• _Task brief_:
Return the lines that follow, exactly as they appear, from the first through the one containing "import plotly.graph_objects as go"; no pictures are to be included.
----------
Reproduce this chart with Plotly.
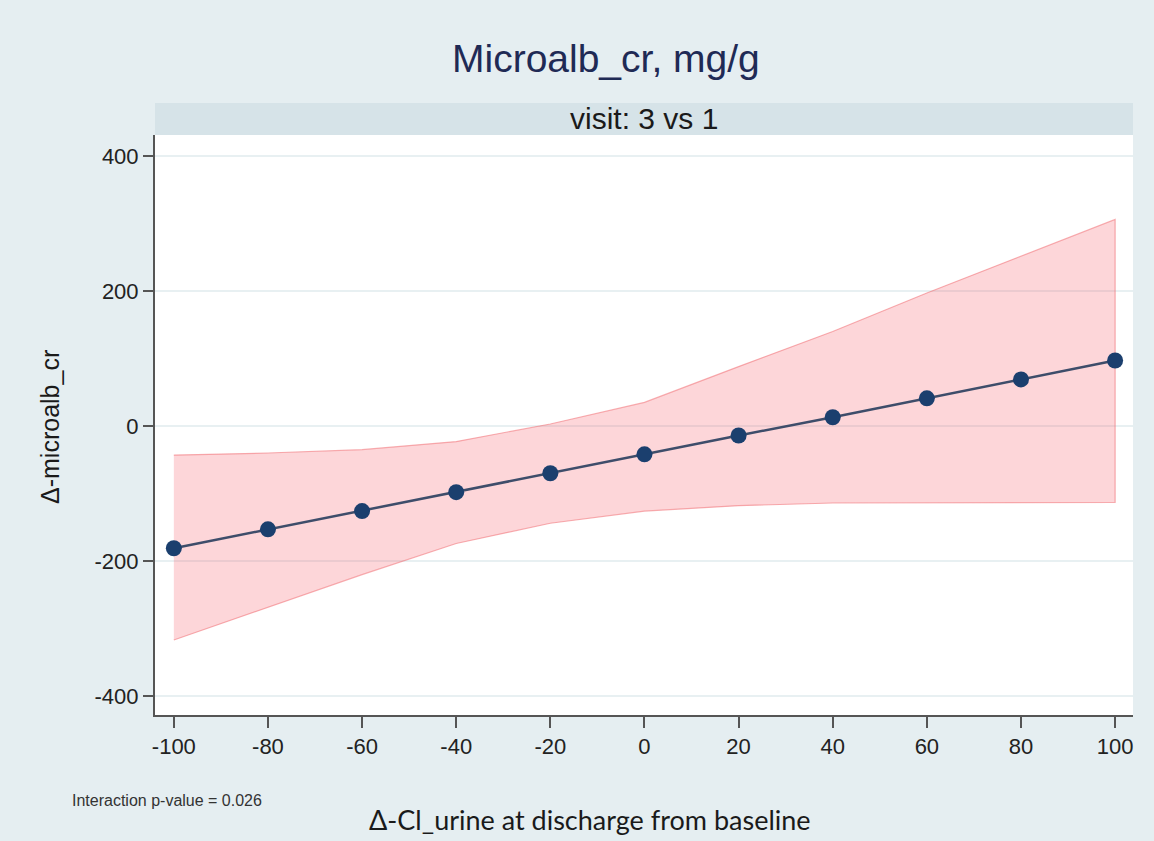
import plotly.graph_objects as go

# ---- data ----
x_vals = [-100, -80, -60, -40, -20, 0, 20, 40, 60, 80, 100]
est = [-181, -153, -126, -98, -70, -42, -14, 13, 41, 69, 97]
ci_upper = [-43, -40, -35, -23, 3, 35, 88, 140, 197, 252, 306]
ci_lower = [-317, -268, -220, -174, -144, -126, -118, -114, -113, -113, -113]
x_ticks = [-100, -80, -60, -40, -20, 0, 20, 40, 60, 80, 100]
y_ticks = [-400, -200, 0, 200, 400]

BG = "#e5eef1"
STRIP = "#d6e3e8"

fig = go.Figure()

# confidence band as closed polygon
fig.add_trace(go.Scatter(
    x=x_vals + x_vals[::-1],
    y=ci_upper + ci_lower[::-1],
    fill="toself",
    fillcolor="rgba(245,70,80,0.22)",
    line=dict(color="rgba(240,110,115,0.55)", width=1.2),
    mode="lines",
    hoverinfo="skip",
    showlegend=False,
))

# zero reference line
fig.add_hline(y=0, line=dict(color="#e23a3c", width=2.5), layer="above")

# estimate line + markers
fig.add_trace(go.Scatter(
    x=x_vals, y=est,
    mode="lines+markers",
    line=dict(color="#3e4d6a", width=2.5),
    marker=dict(color="#1b3f6e", size=16, line=dict(width=0)),
    showlegend=False,
))

H_PLOT = 580.0
W_PLOT = 978.0
L, T = 155, 135

def px_x(px):
    return (px - L) / W_PLOT

def px_y(py):
    return (T + H_PLOT - py) / H_PLOT

shapes = [
    # strip header
    dict(type="rect", xref="paper", yref="paper",
         x0=0, x1=1, y0=1, y1=px_y(103),
         fillcolor=STRIP, line=dict(width=0), layer="below"),
]

annotations = [
    dict(text="Microalb_cr, mg/g", xref="paper", yref="paper",
         x=px_x(606), y=px_y(58), showarrow=False,
         font=dict(family="Liberation Sans, Arial", size=39, color="#1f2a55"),
         xanchor="center", yanchor="middle"),
    dict(text="visit: 3 vs 1", xref="paper", yref="paper",
         x=0.5, y=px_y(119), showarrow=False,
         font=dict(family="Liberation Sans, Arial", size=30, color="#1a1a1a"),
         xanchor="center", yanchor="middle"),
    dict(text="Interaction p-value = 0.026", xref="paper", yref="paper",
         x=px_x(70), y=px_y(800), showarrow=False,
         font=dict(family="Liberation Sans, Arial", size=16, color="#333333"),
         xanchor="left", yanchor="middle"),
    dict(text="Δ-Cl_urine at discharge from baseline", xref="paper", yref="paper",
         x=px_x(590), y=px_y(819), showarrow=False,
         font=dict(family="Lato, Open Sans, sans-serif", size=27, color="#1a1a1a"),
         xanchor="center", yanchor="middle"),
    dict(text="Δ-microalb_cr", xref="paper", yref="paper",
         x=px_x(50), y=px_y(427), showarrow=False, textangle=-90,
         font=dict(family="Liberation Sans, Arial", size=25, color="#1a1a1a"),
         xanchor="center", yanchor="middle"),
]

fig.update_layout(
    width=1154, height=841,
    margin=dict(l=L, r=1154 - 1133, t=T, b=841 - 715, pad=0),
    paper_bgcolor=BG,
    plot_bgcolor="white",
    shapes=shapes,
    annotations=annotations,
    showlegend=False,
)

fig.update_xaxes(
    range=[-104, 103.8],
    tickvals=x_ticks,
    ticktext=[str(v) for v in x_ticks],
    showgrid=False, zeroline=False,
    showline=True, linecolor="#555555", linewidth=2,
    ticks="outside", ticklen=11, tickwidth=1.5, tickcolor="#555555",
    tickfont=dict(family="Liberation Sans, Arial", size=22, color="#222222"),
)
fig.update_yaxes(
    range=[-428, 431],
    tickvals=y_ticks,
    ticktext=[str(v) for v in y_ticks],
    showgrid=True, gridcolor="#e8f0f2", gridwidth=1.5,
    zeroline=False,
    showline=True, linecolor="#555555", linewidth=2,
    ticks="outside", ticklen=10, tickwidth=1.5, tickcolor="#555555",
    tickfont=dict(family="Liberation Sans, Arial", size=22, color="#222222"),
)

fig.write_html("out.html", config={"displayModeBar": False},
               post_script="document.body.style.margin='0px';")
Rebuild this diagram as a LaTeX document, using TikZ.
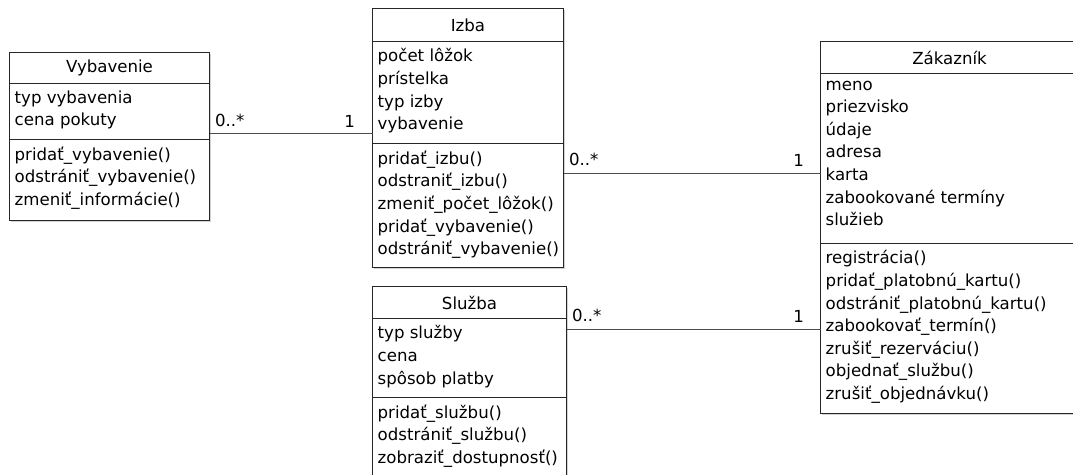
\documentclass[tikz,border=0pt]{standalone}
\usepackage{fontspec}
\setmainfont{DejaVu Sans}
\usetikzlibrary{shadows}
\definecolor{assoc}{RGB}{64,64,170}
\tikzset{
  cls/.style={draw=black!85, line width=1pt, fill=white, anchor=north west, inner sep=0pt, outer sep=0pt,
    drop shadow={shadow xshift=1pt, shadow yshift=-1pt, opacity=.35}},
  members/.style={anchor=north west, align=left, inner xsep=5pt, inner ysep=7pt,
    execute at begin node=\rule{0pt}{14pt}},
  assocline/.style={draw=assoc, line width=1pt},
  mult/.style={inner sep=0pt}
}
\begin{document}
\begin{tikzpicture}[x=1pt, y=-1pt, font=\fontsize{16.6}{22.6}\selectfont]
  \clip (0,0) rectangle (1073,474);
  % Vybavenie
  \node [cls, minimum width=200pt, minimum height=31pt] (vyb) at (9.5,52.5) {Vybavenie};
  \node [cls, minimum width=200pt, minimum height=56pt] (vybattr) at (vyb.south west) {};
  \node [members] (vybattrtxt) at (vybattr.north west) {typ vybavenia\\cena pokuty};
  \node [cls, minimum width=200pt, minimum height=81pt] (vybops) at (vybattr.south west) {};
  \node [members] (vybopstxt) at (vybops.north west) {pridať\_vybavenie()\\odstrániť\_vybavenie()\\zmeniť\_informácie()};
  % Izba
  \node [cls, minimum width=191pt, minimum height=33pt] (izba) at (372.5,8.5) {Izba};
  \node [cls, minimum width=191pt, minimum height=102pt] (izbaattr) at (izba.south west) {};
  \node [members] (izbaattrtxt) at (izbaattr.north west) {počet lôžok\\prístelka\\typ izby\\vybavenie};
  \node [cls, minimum width=191pt, minimum height=124pt] (izbaops) at (izbaattr.south west) {};
  \node [members] (izbaopstxt) at (izbaops.north west) {pridať\_izbu()\\odstraniť\_izbu()\\zmeniť\_počet\_lôžok()\\pridať\_vybavenie()\\odstrániť\_vybavenie()};
  % Sluzba
  \node [cls, minimum width=194pt, minimum height=32pt] (sl) at (372.5,286.5) {Služba};
  \node [cls, minimum width=194pt, minimum height=79pt] (slattr) at (sl.south west) {};
  \node [members] (slattrtxt) at (slattr.north west) {typ služby\\cena\\spôsob platby};
  \node [cls, minimum width=194pt, minimum height=90pt] (slops) at (slattr.south west) {};
  \node [members] (slopstxt) at (slops.north west) {pridať\_službu()\\odstrániť\_službu()\\zobraziť\_dostupnosť()};
  % Zakaznik
  \node [cls, minimum width=258pt, minimum height=32pt] (zak) at (820.5,41.5) {Zákazník};
  \node [cls, minimum width=258pt, minimum height=170pt] (zakattr) at (zak.south west) {};
  \node [members] (zakattrtxt) at (zakattr.north west) {meno\\priezvisko\\údaje\\adresa\\karta\\zabookované termíny\\služieb};
  \node [cls, minimum width=258pt, minimum height=170pt] (zakops) at (zakattr.south west) {};
  \node [members] (zakopstxt) at (zakops.north west) {registrácia()\\pridať\_platobnú\_kartu()\\odstrániť\_platobnú\_kartu()\\zabookovať\_termín()\\zrušiť\_rezerváciu()\\objednať\_službu()\\zrušiť\_objednávku()};
  % associations
  \draw [assocline] ([yshift=6pt]vybattr.south east) coordinate (v1) -- (v1 -| izbaattr.west)
    node [mult, pos=0, anchor=south west, xshift=5pt, yshift=6pt] {0..*}
    node [mult, pos=1, anchor=south east, xshift=-17pt, yshift=6pt] {1};
  \draw [assocline] ([yshift=-30pt]izbaops.north east) coordinate (v2) -- (v2 -| zakattr.west)
    node [mult, pos=0, anchor=south west, xshift=5pt, yshift=7pt] {0..*}
    node [mult, pos=1, anchor=south east, xshift=-16pt, yshift=7pt] {1};
  \draw [assocline] ([yshift=-11pt]slattr.north east) coordinate (v3) -- (v3 -| zakops.west)
    node [mult, pos=0, anchor=south west, xshift=5pt, yshift=7pt] {0..*}
    node [mult, pos=1, anchor=south east, xshift=-16pt, yshift=7pt] {1};
\end{tikzpicture}
\end{document}
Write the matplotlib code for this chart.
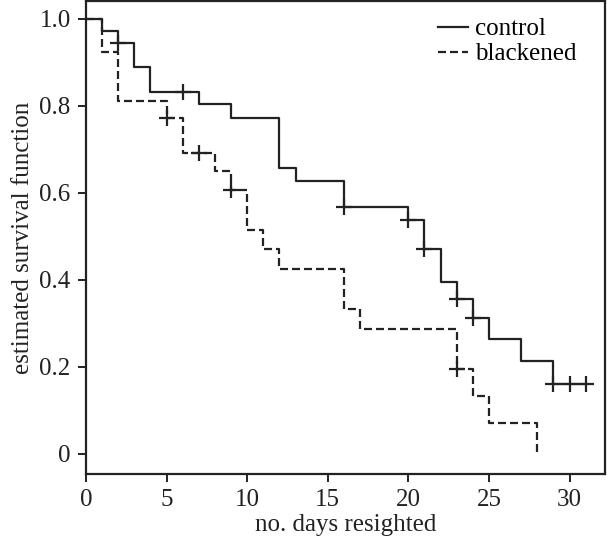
import matplotlib
matplotlib.use('Agg')
import matplotlib.pyplot as plt

plt.rcParams['font.family'] = ['Liberation Serif', 'DejaVu Serif']

# control group: step times and survival after each step
control_t = [0, 1, 2, 3, 4, 7, 9, 12, 13, 16, 20, 21, 22, 23, 24, 25, 27, 29, 31]
control_s = [1.0, 0.972, 0.945, 0.888, 0.832, 0.803, 0.772, 0.657, 0.627,
             0.567, 0.537, 0.471, 0.394, 0.356, 0.313, 0.263, 0.213, 0.161, 0.161]
control_cens_t = [2, 6, 16, 20, 21, 23, 24, 29, 30, 31]
control_cens_s = [0.945, 0.832, 0.567, 0.537, 0.471, 0.356, 0.313, 0.161, 0.161, 0.161]

# blackened group
black_t = [0, 1, 2, 5, 6, 8, 9, 10, 11, 12, 16, 17, 23, 24, 25, 28]
black_s = [1.0, 0.924, 0.810, 0.772, 0.692, 0.649, 0.606, 0.515, 0.471,
           0.424, 0.332, 0.286, 0.195, 0.134, 0.072, 0.0]
black_cens_t = [5, 7, 9, 23]
black_cens_s = [0.772, 0.692, 0.606, 0.195]

fig = plt.figure(figsize=(6.07, 5.36), dpi=100)
ax = fig.add_axes([0.1417, 0.1157, 0.855, 0.882])

ax.step(control_t, control_s, where='post', color='#222222', lw=1.6,
        ls='-', label='control')
ax.step(black_t, black_s, where='post', color='#222222', lw=1.6,
        ls=(0, (3.6, 1.8)), label='blackened')
ax.plot(control_cens_t, control_cens_s, '+', color='#222222', ms=11, mew=1.6)
ax.plot(black_cens_t, black_cens_s, '+', color='#222222', ms=11, mew=1.6)

ax.set_xlim(0, 32.2)
ax.set_ylim(-0.046, 1.04)
ax.set_xticks([0, 5, 10, 15, 20, 25, 30])
ax.set_yticks([0, 0.2, 0.4, 0.6, 0.8, 1.0])
ax.set_yticklabels(['0', '0.2', '0.4', '0.6', '0.8', '1.0'])
ax.tick_params(direction='out', length=6, width=1.4, labelsize=18,
               colors='#222222', pad=5)
for sp in ax.spines.values():
    sp.set_linewidth(1.6)
    sp.set_color('#222222')

ax.set_xlabel('no. days resighted', fontsize=18, color='#222222', labelpad=2)
ax.set_ylabel('estimated survival function', fontsize=18, color='#222222',
              labelpad=4)

ax.legend(loc='upper right', bbox_to_anchor=(0.946, 0.965), frameon=False,
          fontsize=18, handlelength=1.2, handletextpad=0.3,
          labelspacing=0.1, borderaxespad=0, borderpad=0)

plt.savefig('out.png', dpi=100)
----------
• _Finished answer_:
Reproduce this chart with Plotly.
import plotly.graph_objects as go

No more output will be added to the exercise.